Monday, May 31, 2010

the rough draft of the rough draft - aka outline?

a one-page statement of purpose describing and explaining the applicant’s interest in the CSUN M.A. in Humanities program and how enrollment in the program will contribute to the applicant’s personal and/or professional growth and success.

and that is the prompt

The courses being offered excite me, not a giddy excitement. Excite - wake up - prime my intellectual pump. They address ideas that are at the center of my being.

What is sacred?
What defines me?
What is my place (where am I - where am I going - who has gone there before?)
How are we connected?

That's the personal growth.

I don't know what professional growth will be addressed. Having more depth of knowledge never hurts when teaching. I'm not looking for another job and the $500 stipend for having a masters degree is meaningless when you divide it between paychecks and subtract taxes.

Argh. I've got work to do. I'll roll it around a little more - like a dung beetle? - like Sisyphus?

Sunday, May 30, 2010

indecision?

I can't even decide if it's indecision - I guess that clinches it.

Life seems to finally be settled. I'm no longer caring for my mom and the chaos of caring for and then losing her has subsided. Don't get me wrong, there is still a room and file cabinet full of stuff to deal with. She lived with us for four years and it was exhausting mentally and emotionally for all of us. Have I really recovered?

I am finishing my first year in 4th grade and am reasonably sure I'll be in the same grade, school, and classroom next year. I cross my fingers that I don't get a split 3/4 class.

Why do I want to stir the pot by going back to school in the fall? Maybe I should take the next year to breathe and smooth down those loose ends I've been trying to get under control.
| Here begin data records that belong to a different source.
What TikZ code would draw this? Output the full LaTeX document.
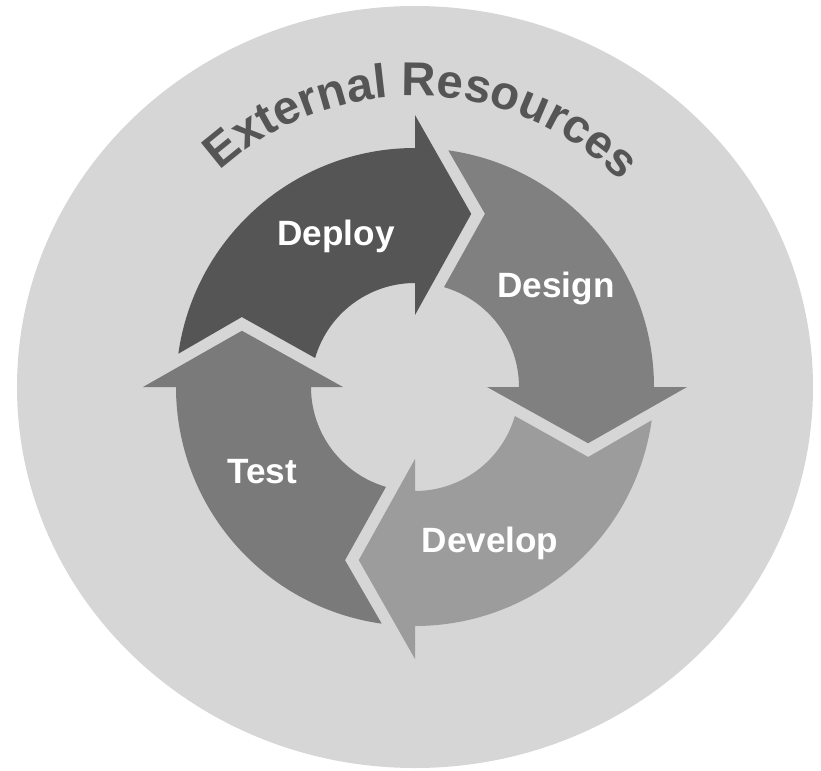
\documentclass[tikz,border=0pt]{standalone}
\usepackage{fontspec}
\setmainfont{Liberation Sans}
\usetikzlibrary{decorations.text}
\definecolor{bgc}{HTML}{D6D6D6}
\definecolor{deployc}{HTML}{555555}
\definecolor{designc}{HTML}{808080}
\definecolor{developc}{HTML}{9C9C9C}
\definecolor{testc}{HTML}{7A7A7A}
\definecolor{titlec}{HTML}{555555}
\begin{document}
\begin{tikzpicture}[x=0.03cm,y=0.03cm,
  lbl/.style={text=white,font=\bfseries\fontsize{30}{36}\selectfont,anchor=base,inner sep=0pt},
  cyclearrow/.style={fill=#1,draw=none}]
\useasboundingbox (-415,-383) rectangle (406,387);
% background disc
\fill[bgc] (0,0) ellipse[x radius=398,y radius=381];
% four arrows (same shape, rotated)
\foreach \rot/\col in {0/deployc,-90/designc,-180/developc,-270/testc}{
  \path[cyclearrow=\col,rotate=\rot]
    (172:239) arc[start angle=172,end angle=90,radius=239]
    -- (90:272) -- (72:182) -- (90:72) -- (90:104)
    arc[start angle=90,end angle=163.8,radius=104]
    -- (158:186.8) -- cycle;
}
% labels
\node[lbl] (deploy) at (-79,142) {Deploy};
\node[lbl] (design) at (141,90) {Design};
\node[lbl] (develop) at (75,-165) {Develop};
\node[lbl] (test) at (-153,-96) {Test};
% curved title
\path[decorate,decoration={text along path,
    text={|\bfseries\fontsize{40.5}{46}\selectfont|External Resources},
    text color=titlec,text align=center}]
  (178.5:291) arc[start angle=178.5,end angle=-1.5,radius=291];
\end{tikzpicture}
\end{document}
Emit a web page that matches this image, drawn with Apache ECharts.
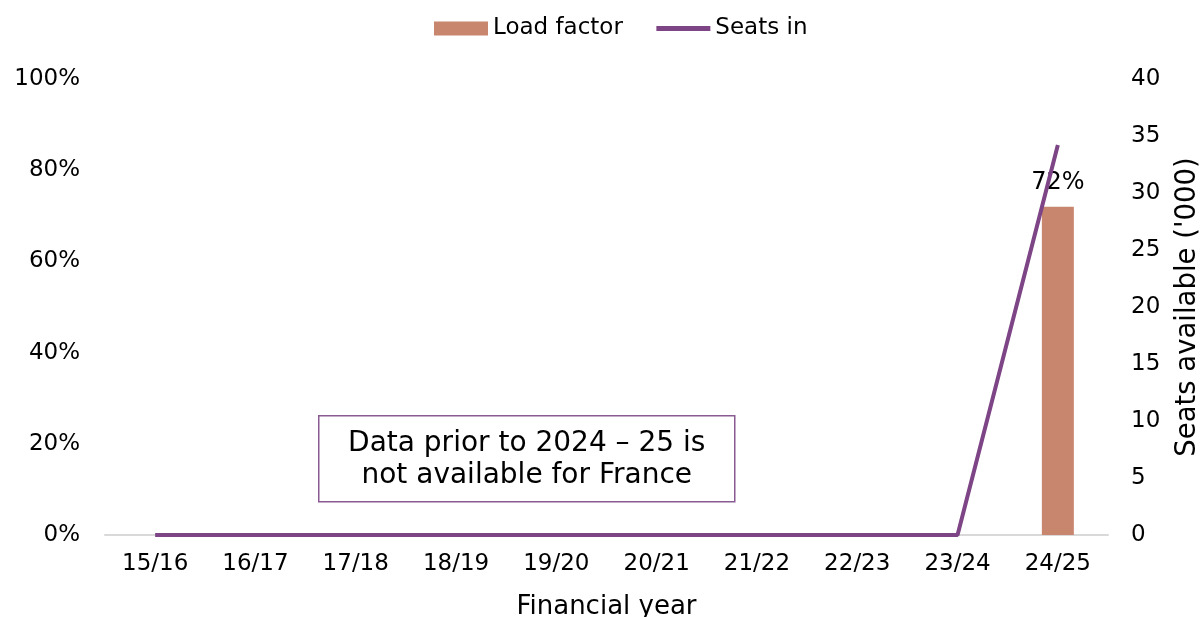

There are several arguments against going back to school in the fall, if there weren't I'd be writing my personal statement instead of blogging. First, the program I'm interested in is a cohort program. If I start, I'm committing (committing - mm - tt - you have to commit to double letters) to two years of classes - no summer off. Next, (transition word to help my readers) this fall will only be the second start for the program. They are only half-way through the first cohort. Some of the classes haven't even been taught for the first time. The faculty member that spoke at our information meeting hasn't taught her class yet. How can the success of the program be judged at this point? Finally, (transition again - and it gives the reader light at the end of the ramble) am I really sure this is the area of study I want? Oh - sorry reader - and am I really sure I want/need to go back to school? Oh hell! So, so sorry reader - there is always the money, too.

There are many pros for going back. Of course I want to go back to school. I love school. I want a graduate degree of my very own to have and to hold. When I look at the courses being offered in this program I get excited. I'm not getting any younger. My educational clock is ticking. I can go back now - mom's gone, I have my new grade level under control, my kids are grown...

I think I'm leaning towards waiting. I need to apply soon if I'm going to. I don't have to decide - I could apply and if accepted not go. Or go. I wonder if they would defer my enrollment. I think I'll ask.

I keep thinking about the fact that the program is so new. In some ways it seems exciting, a pioneer (okay, that's hyperbole). I'm a little skeptical though. They mentioned a few changes they were making as the first cohort moved through the process. Nothing huge, but still it concerns me.